Every line that contains "this" counts once; give the total number of such lines, with no other words.

※ ※ ※

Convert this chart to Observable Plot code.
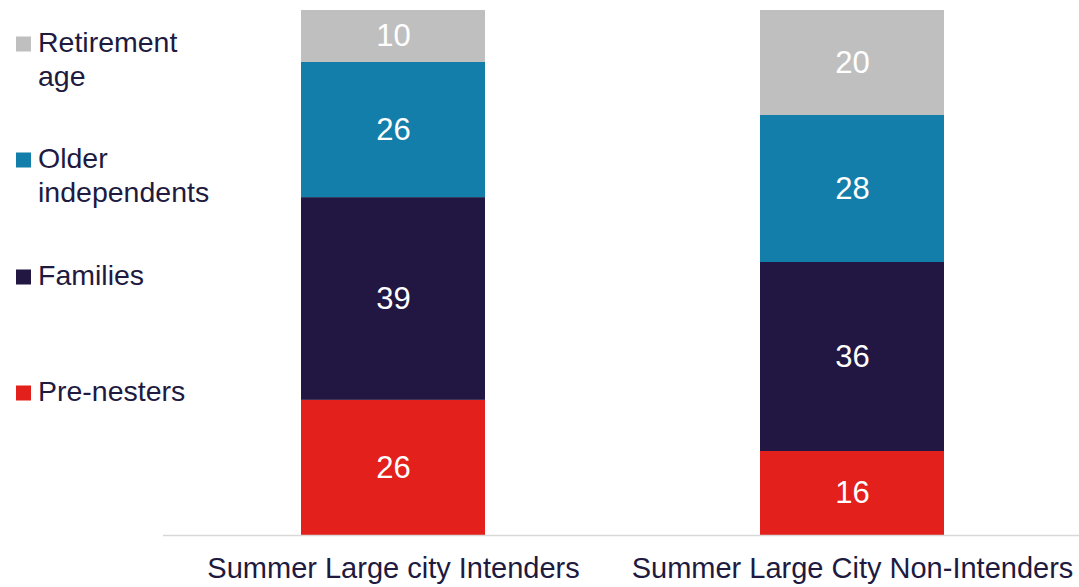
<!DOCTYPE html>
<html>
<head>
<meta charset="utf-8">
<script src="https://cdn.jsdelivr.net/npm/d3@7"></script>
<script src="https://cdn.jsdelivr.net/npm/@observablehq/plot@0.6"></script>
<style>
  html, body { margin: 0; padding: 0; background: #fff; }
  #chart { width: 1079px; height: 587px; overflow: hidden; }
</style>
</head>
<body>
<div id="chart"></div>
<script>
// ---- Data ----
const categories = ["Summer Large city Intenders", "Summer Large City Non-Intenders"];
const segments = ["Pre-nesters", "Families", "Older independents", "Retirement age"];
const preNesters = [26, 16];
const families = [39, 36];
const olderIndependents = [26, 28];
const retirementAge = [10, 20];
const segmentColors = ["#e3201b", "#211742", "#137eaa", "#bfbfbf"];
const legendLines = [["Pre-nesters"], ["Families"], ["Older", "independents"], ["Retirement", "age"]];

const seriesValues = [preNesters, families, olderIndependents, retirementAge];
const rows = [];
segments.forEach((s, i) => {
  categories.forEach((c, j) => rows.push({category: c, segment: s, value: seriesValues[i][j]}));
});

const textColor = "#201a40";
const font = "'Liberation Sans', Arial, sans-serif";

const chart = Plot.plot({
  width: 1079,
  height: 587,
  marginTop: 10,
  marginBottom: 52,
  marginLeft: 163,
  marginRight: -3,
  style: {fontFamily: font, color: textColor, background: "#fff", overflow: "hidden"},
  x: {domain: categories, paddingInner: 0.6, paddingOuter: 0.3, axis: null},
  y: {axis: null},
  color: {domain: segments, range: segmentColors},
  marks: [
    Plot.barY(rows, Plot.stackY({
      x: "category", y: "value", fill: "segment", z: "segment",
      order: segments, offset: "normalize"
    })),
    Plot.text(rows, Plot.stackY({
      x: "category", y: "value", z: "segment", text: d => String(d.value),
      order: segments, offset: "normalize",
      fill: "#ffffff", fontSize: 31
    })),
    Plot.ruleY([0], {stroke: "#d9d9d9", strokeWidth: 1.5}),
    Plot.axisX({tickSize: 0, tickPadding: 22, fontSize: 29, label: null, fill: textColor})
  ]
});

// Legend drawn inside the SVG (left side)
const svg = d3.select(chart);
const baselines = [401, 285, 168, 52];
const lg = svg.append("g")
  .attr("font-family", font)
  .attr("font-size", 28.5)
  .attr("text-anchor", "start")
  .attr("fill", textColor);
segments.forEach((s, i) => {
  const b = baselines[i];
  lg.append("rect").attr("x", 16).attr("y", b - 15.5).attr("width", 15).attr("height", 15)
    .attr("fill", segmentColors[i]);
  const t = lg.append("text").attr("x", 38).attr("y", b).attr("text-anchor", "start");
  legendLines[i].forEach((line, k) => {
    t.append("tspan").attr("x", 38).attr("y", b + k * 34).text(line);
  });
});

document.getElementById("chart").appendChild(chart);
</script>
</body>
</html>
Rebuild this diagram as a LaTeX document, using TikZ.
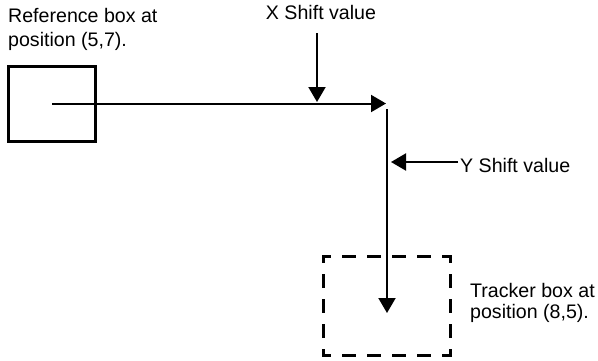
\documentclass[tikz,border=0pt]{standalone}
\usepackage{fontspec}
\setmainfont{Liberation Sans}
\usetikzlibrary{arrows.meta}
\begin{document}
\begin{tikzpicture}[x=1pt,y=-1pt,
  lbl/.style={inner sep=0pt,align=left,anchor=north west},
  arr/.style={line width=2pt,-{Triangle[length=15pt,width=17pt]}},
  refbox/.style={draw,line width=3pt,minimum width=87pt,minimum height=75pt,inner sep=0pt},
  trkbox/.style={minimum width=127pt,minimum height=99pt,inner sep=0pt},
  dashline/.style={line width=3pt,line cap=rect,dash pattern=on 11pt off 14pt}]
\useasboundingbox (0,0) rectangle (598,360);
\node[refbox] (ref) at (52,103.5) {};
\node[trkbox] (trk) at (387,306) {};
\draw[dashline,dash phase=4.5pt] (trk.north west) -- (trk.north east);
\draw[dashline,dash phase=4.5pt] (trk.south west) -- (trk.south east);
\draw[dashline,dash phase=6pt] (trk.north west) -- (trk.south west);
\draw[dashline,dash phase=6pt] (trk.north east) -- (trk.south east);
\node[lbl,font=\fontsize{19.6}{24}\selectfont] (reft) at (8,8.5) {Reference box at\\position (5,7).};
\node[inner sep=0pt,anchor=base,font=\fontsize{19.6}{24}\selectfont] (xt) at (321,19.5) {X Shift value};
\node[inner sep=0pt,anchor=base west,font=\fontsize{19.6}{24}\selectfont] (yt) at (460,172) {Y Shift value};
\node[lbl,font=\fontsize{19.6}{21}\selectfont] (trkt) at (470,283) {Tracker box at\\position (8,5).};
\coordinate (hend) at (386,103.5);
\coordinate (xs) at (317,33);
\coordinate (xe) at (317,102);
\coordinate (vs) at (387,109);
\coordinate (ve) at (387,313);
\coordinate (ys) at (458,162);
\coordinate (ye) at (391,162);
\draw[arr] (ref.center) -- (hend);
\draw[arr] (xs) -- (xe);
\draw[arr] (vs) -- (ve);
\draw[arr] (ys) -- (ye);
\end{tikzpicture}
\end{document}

※ ※ ※

▶ **EXERCISE OUTPUT**
2